Wof Bruno

An american in Paris

Matthew Josephson: SURREALISTI ED ESPATRIATI. La Parigi letteraria degli anni Venti. Minimun Fax, 2024

Lo ricordavo in quella straordinaria collana di tascabili (con qualche reticenza li direi anche “economici”) che fu “I Gabbiani” del Saggiatore, nata sei anni dopo la fondazione della Casa editrice di Alberto Mondadori, figlio di Arnoldo. La grafica delle copertine a lungo, prima dell’introduzione di un’immagine, divisa in fasce di testo da alcuni filetti, era di Anita Klinz, un’istriana che contribuì a caratterizzare (coi Noorda, Steiner, Castellano, Munari e pochi altri) il design grafico editoriale italiano a partire dagli anni ’50 (chiamò per altro abili e suggestivi disegnatori come Karel Thole e Ferenc Pinter a lavorare per Mondadori). 

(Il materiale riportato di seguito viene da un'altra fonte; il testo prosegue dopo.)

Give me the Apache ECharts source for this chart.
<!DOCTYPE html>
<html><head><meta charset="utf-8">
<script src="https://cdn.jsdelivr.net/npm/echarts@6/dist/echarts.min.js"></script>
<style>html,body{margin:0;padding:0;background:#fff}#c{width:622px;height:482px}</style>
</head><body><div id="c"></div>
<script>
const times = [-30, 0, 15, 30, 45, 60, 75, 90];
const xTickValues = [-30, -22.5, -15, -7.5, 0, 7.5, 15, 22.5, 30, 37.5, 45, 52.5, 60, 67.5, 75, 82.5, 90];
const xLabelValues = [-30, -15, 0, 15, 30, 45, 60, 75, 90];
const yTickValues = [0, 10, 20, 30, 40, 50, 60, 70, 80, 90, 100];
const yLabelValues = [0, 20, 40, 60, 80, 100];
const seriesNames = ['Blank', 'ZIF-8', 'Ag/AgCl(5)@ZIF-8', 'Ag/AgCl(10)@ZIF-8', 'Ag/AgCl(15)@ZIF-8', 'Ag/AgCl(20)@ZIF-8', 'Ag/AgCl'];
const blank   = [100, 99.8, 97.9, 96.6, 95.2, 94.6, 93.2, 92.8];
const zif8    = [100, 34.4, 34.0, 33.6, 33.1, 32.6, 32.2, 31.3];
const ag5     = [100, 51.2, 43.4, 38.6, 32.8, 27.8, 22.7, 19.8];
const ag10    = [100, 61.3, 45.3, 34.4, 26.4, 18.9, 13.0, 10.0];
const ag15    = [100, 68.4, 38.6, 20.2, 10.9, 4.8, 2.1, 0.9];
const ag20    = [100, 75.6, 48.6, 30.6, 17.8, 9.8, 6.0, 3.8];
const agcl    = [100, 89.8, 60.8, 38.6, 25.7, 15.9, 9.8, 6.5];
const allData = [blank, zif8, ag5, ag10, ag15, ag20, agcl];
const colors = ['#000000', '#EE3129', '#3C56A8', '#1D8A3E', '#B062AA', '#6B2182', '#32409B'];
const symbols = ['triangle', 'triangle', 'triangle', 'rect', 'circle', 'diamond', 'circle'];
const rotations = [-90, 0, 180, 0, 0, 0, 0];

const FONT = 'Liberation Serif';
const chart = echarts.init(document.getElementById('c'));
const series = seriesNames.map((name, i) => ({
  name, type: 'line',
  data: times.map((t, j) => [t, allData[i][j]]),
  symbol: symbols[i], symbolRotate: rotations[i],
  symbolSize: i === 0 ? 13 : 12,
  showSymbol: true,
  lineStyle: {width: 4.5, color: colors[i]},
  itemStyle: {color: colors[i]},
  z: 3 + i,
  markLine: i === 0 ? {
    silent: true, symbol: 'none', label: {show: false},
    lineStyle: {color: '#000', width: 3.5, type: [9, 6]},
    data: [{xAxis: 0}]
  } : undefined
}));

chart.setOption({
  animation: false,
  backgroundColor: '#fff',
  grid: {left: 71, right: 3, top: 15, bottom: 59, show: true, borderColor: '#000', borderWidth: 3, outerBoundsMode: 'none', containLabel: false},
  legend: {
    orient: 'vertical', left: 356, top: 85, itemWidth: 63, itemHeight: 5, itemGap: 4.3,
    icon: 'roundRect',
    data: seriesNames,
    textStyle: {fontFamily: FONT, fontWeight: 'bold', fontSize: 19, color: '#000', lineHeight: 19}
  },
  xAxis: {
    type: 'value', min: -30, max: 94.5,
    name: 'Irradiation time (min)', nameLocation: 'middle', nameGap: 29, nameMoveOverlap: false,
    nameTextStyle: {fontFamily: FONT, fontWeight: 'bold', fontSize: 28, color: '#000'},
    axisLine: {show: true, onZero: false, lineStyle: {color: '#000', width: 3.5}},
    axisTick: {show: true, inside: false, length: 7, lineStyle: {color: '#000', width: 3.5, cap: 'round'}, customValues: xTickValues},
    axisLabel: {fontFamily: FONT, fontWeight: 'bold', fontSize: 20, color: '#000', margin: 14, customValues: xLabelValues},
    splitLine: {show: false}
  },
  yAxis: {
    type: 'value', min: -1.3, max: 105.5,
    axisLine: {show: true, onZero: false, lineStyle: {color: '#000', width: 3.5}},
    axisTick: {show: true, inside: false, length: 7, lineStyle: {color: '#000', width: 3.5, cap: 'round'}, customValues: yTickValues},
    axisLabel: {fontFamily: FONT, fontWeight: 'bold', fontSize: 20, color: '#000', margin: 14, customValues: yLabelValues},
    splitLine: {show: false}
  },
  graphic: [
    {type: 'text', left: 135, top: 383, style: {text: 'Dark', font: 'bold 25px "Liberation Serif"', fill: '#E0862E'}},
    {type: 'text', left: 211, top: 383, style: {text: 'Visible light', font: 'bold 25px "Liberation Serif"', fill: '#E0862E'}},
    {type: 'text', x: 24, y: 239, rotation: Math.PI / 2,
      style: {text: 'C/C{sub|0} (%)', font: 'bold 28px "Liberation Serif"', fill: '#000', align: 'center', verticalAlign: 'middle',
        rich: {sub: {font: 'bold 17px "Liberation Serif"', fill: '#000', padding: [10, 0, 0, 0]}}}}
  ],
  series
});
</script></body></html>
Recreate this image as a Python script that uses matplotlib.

Il titolo originale del libro di Josephson era Life Among the Surrealist. L’editore italiano, nel 1965, lo cambiò in Storia di un’Avanguardia. Il titolo attribuitogli dalla Minimun Fax è parimenti improprio ma col richiamo agli “espatriati” precisa meglio il contenuto. Come nei libri di Malcom Cowley o di Hemingway, ben presenti anche loro, l’emigrazione letteraria americana a Parigi – coi Cummings, Dos Passos, Gertrude Stein ecc. – è affrontata di petto senza troppi psicologismi ma con verosimiglianza psicologica.  Josephson, prima della traversata atlantica, si sofferma sulle esperienze al Greenwich Village, dove incontrò (e reincontrò poi a Parigi) Djuna Barnes, Mabel Dodge, militanti dell’IWW, Robert Mc Almon, che poi a Parigi avrebbe fondato la casa editrice Contact, e soprattutto quel grande eccentrico senza fissa dimora che fu Joe Gould (in vecchiaia si sarebbe preso gioco dei “beatniks”) che fu l’autore del presunto libro più lungo mai scritto (Storia orale contemporanea) preso sul serio da Marianne Moore, protagonista in alcuni versi di EE Cummings e del libro del giornalista Joseph Mitchell  Il segreto di Joe Gould (tradotto in italiano nel 1994 presso Adelphi).

Il resto del libro è dedicato a Dada e al Surrealismo, coi caffè di Montparnasse, Tzara, Breton, Soupault, Aragon (antiletterario ma, dice Josephson, “non poteva fare a meno di scrivere come gli uccelli non possono fare a meno di cantare”). Una parte è appuntata su Berlino, con Benn, Döblin, Carl Einstein e “il distinto scultore russo” Oleksandr Archypenko nella Kaffèehaus frequentata da George Grosz, dove vi compariva talvolta vestito da vaccaro americano.

Dopo questa stagione, che compendiò molto più tardi, nel 1962 col libro in esame e con Infidel in the Temple nel 1967,  Matthew Josephson si dedicò agli studi storici, influenzato da Charles Austin Beard  - lo specialista di impostazione economicista che, per quanto non marxista, applicò la lotta di classe ai Padri Fondatori della Repubblica americana – pubblicò nel 1934 The Robber Barons (portato in Italia da Longanesi nel 1947) nel quale seguiva le carriere dei grandi protagonisti economici della “gilded age” (Morgan, Rockfeller, Carnegie, Vanderbilt ecc.).  A questo seguirono (inframmezzati da rari ritorni alla letteratura: Stendhal, Hugo, Rousseau) altri studi che fecero dell’autore una sorta di portavoce, lui figlio d’un banchiere, degli intellettuali scontenti dagli anni della depressione in poi.